_PROBLEM REQUIREMENTS_
Retype the data that follows line by line, exactly, and leave its pictures out.

_SOURCE MATERIAL_

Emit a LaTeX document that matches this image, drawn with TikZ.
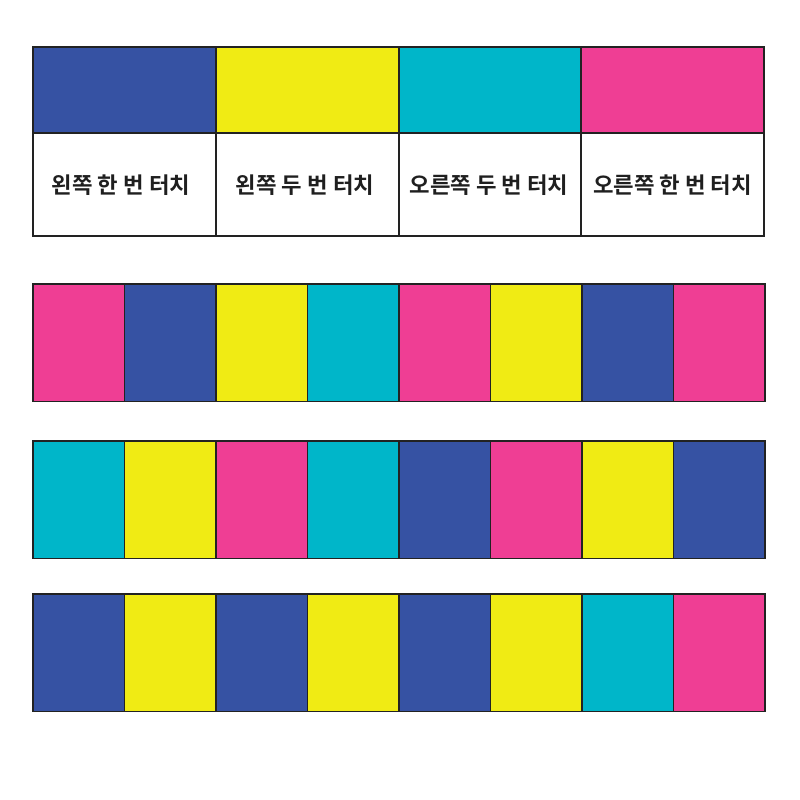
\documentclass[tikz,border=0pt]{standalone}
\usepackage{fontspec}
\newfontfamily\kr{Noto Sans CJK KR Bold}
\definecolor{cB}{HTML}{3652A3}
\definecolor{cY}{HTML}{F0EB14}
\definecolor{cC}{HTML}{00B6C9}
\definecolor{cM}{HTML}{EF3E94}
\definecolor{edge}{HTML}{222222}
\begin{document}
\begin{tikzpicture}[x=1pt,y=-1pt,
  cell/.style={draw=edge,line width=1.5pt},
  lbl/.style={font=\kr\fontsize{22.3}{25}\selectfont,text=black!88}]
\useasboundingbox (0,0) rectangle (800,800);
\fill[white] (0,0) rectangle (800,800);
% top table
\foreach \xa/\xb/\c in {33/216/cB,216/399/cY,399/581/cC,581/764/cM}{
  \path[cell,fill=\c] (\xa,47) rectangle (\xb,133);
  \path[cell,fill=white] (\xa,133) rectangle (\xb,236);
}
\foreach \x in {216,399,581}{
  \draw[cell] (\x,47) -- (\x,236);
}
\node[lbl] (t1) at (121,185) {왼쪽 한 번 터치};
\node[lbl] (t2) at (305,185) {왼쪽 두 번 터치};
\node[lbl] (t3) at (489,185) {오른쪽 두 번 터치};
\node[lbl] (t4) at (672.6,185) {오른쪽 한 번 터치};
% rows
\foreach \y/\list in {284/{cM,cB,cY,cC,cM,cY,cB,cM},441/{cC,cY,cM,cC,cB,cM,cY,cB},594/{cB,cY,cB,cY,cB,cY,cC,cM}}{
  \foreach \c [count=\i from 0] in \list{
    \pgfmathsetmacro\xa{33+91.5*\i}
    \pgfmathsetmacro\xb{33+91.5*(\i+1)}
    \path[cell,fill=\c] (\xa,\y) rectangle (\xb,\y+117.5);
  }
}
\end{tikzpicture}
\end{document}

_FULL SOLUTION_
Emit a LaTeX document that matches this image, drawn with TikZ.
\documentclass[tikz,border=0pt]{standalone}
\usepackage{fontspec}
\newfontfamily\kr{Noto Sans CJK KR Bold}
\definecolor{cB}{HTML}{3652A3}
\definecolor{cY}{HTML}{F0EB14}
\definecolor{cC}{HTML}{00B6C9}
\definecolor{cM}{HTML}{EF3E94}
\definecolor{edge}{HTML}{222222}
\begin{document}
\begin{tikzpicture}[x=1pt,y=-1pt,
  cell/.style={draw=edge,line width=1.5pt},
  lbl/.style={font=\kr\fontsize{22.3}{25}\selectfont,text=black!88}]
\useasboundingbox (0,0) rectangle (800,800);
\fill[white] (0,0) rectangle (800,800);
% top table
\foreach \xa/\xb/\c in {33/216/cB,216/399/cY,399/581/cC,581/764/cM}{
  \path[cell,fill=\c] (\xa,47) rectangle (\xb,133);
  \path[cell,fill=white] (\xa,133) rectangle (\xb,236);
}
\foreach \x in {216,399,581}{
  \draw[cell] (\x,47) -- (\x,236);
}
\node[lbl] (t1) at (121,185) {왼쪽 한 번 터치};
\node[lbl] (t2) at (305,185) {왼쪽 두 번 터치};
\node[lbl] (t3) at (489,185) {오른쪽 두 번 터치};
\node[lbl] (t4) at (672.6,185) {오른쪽 한 번 터치};
% rows
\foreach \y/\list in {284/{cM,cB,cY,cC,cM,cY,cB,cM},441/{cC,cY,cM,cC,cB,cM,cY,cB},594/{cB,cY,cB,cY,cB,cY,cC,cM}}{
  \foreach \c [count=\i from 0] in \list{
    \pgfmathsetmacro\xa{33+91.5*\i}
    \pgfmathsetmacro\xb{33+91.5*(\i+1)}
    \path[cell,fill=\c] (\xa,\y) rectangle (\xb,\y+117.5);
  }
}
\end{tikzpicture}
\end{document}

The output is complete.